Ambient mode rolls off the treble for a more bottom-heavy effect – albeit at the expense of the subtler parts of the soundtrack – and pushes the sound out a little wider. It might feel more immersive and cinematic, and better for listening to music, but Optimised is probably the better way to go. Here, the TV analyzes your environment and adjusts its equaliser for what it considers to be the right settings for your room. If you’re not happy with what it comes up with, then go with Standard mode.
4K/HDR Performance TL;DR Nothing to write home about here, but there rarely is at this price point. If you want good sound, go and buy a soundbar.
Other panels to consider
You’ll be very, very hard pushed to find a TV as good as this one for the same kind of money. The £249 Hisense H43B7100UK is a fair bit cheaper and offers you a lot less as well. Other than that, you could try the Panasonic TX-40GX800 but it’s a lot more at £599 and the picture quality is not as good.

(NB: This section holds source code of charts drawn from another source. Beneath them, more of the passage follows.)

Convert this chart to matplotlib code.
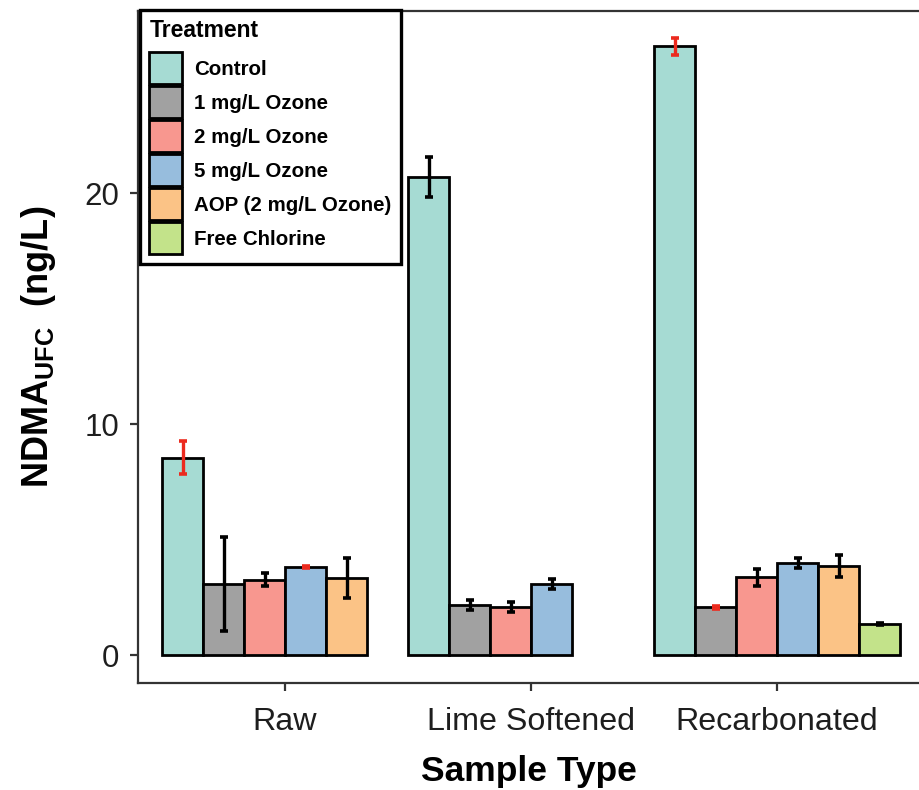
import numpy as np
import matplotlib
matplotlib.use("Agg")
import matplotlib.pyplot as plt

plt.rcParams['font.family'] = ['Liberation Sans', 'DejaVu Sans']
plt.rcParams['mathtext.fontset'] = 'custom'
plt.rcParams['mathtext.rm'] = 'Liberation Sans'
plt.rcParams['mathtext.bf'] = 'Liberation Sans:bold'

nan = np.nan
sample_types = ['Raw', 'Lime Softened', 'Recarbonated']
treatments = ['Control', '1 mg/L Ozone', '2 mg/L Ozone', '5 mg/L Ozone',
              'AOP (2 mg/L Ozone)', 'Free Chlorine']

control = [8.55, 20.7, 26.35]
ozone1 = [3.08, 2.17, 2.06]
ozone2 = [3.27, 2.08, 3.36]
ozone5 = [3.82, 3.07, 3.98]
aop = [3.35, nan, 3.86]
chlorine = [nan, nan, 1.35]

control_err = [0.71, 0.88, 0.38]
ozone1_err = [2.02, 0.2, 0.05]
ozone2_err = [0.27, 0.21, 0.38]
ozone5_err = [0.05, 0.21, 0.21]
aop_err = [0.87, nan, 0.47]
chlorine_err = [nan, nan, 0.03]

means = [control, ozone1, ozone2, ozone5, aop, chlorine]
errs = [control_err, ozone1_err, ozone2_err, ozone5_err, aop_err, chlorine_err]

colors = ['#a6dbd3', '#a1a1a1', '#f8978f', '#97bddd', '#fbc386', '#c3e38a']
# error bar colours (red ones flagged in the original)
red = '#ec2a1e'
err_colors = [[red, 'black', red],
              ['black', 'black', red],
              ['black', 'black', 'black'],
              [red, 'black', 'black'],
              ['black', 'black', 'black'],
              ['black', 'black', 'black']]

fig = plt.figure(figsize=(9.19, 7.9), dpi=100)
ax = fig.add_axes([138 / 919, 1 - 683 / 790, 1 - 138 / 919, (683 - 11) / 790])

w = 1 / 6
xg = np.arange(len(sample_types))
for i, t in enumerate(treatments):
    m = np.array(means[i], dtype=float)
    e = np.array(errs[i], dtype=float)
    x = xg + (i - 2.5) * w
    ok = ~np.isnan(m)
    ax.bar(x[ok], m[ok], width=w, color=colors[i], edgecolor='black',
           linewidth=2.0, label=t, zorder=2)
    for j in np.where(ok)[0]:
        ax.errorbar(x[j], m[j], yerr=e[j], fmt='none', ecolor=err_colors[i][j],
                    elinewidth=2.4, capsize=3.0, capthick=2.6, zorder=3)

ax.set_xlim(-0.598, 2.577)
ax.set_ylim(-1.21, 27.88)
ax.set_yticks([0, 10, 20])
ax.set_xticks(xg)
ax.set_xticklabels(sample_types)

for s in ['left', 'bottom', 'top']:
    ax.spines[s].set_color('#333333')
    ax.spines[s].set_linewidth(1.6)
ax.spines['right'].set_visible(False)
ax.tick_params(axis='both', length=5.5, width=1.6, color='#333333',
               labelsize=22.5, labelcolor='#1e1e1e')
ax.tick_params(axis='x', labelsize=23.2, pad=12)
ax.tick_params(axis='y', pad=8)

ax.set_xlabel('Sample Type', fontsize=25.5, fontweight='bold', labelpad=13)
ax.set_ylabel(r'NDMA$_{\mathbf{UFC}}$  (ng/L)', fontsize=26, fontweight='bold',
              labelpad=19)

leg = ax.legend(loc='upper left', bbox_to_anchor=(140 / 919, 1 - 10 / 790),
                bbox_transform=fig.transFigure, borderaxespad=0,
                title='Treatment', alignment='left',
                prop={'weight': 'bold', 'size': 14.8},
                title_fontproperties={'weight': 'bold', 'size': 16.5},
                handlelength=1.6, handleheight=2.02, labelspacing=0.1,
                handletextpad=0.6, borderpad=0.45, fancybox=False,
                framealpha=1, edgecolor='black')
leg._legend_box.sep = 7
leg.get_frame().set_linewidth(2.4)
leg.set_zorder(5)

fig.savefig('out.png', dpi=100)
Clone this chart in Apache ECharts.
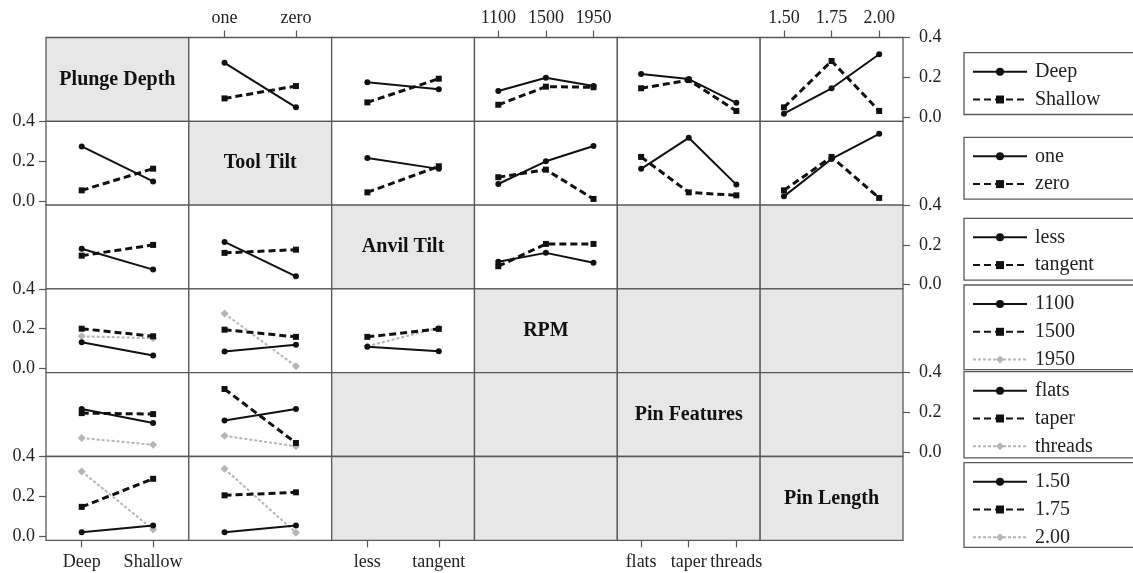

Doubtless, the Panasonic is a prettier object to look at. Its stand is more practical and it’s an edge-lit TV, so it’s also a lot more slender. But the TX-40GX800, although punchy, suffers from some typical edge-lit LED problems. The backlighting is a bit patchy and the close control of the picture is much less subtle. It also doesn’t have such a good OS, we recommend sticking with the Samsung UE43RU7470.
The Samsung UE43RU7470 is just a great TV. We could whinge about viewing angles and, sure, it could be a bit brighter – but this is a picture which has absolutely no business being sold for less than £500. It handles HDR and SDR source material with a subtle brilliance and makes short work of detail whether at 4K or upscaled from 1080p.
Complete with every app under the sun, the only reason not to buy this TV is if you’ve got a lot more money to spend and space for a larger panel.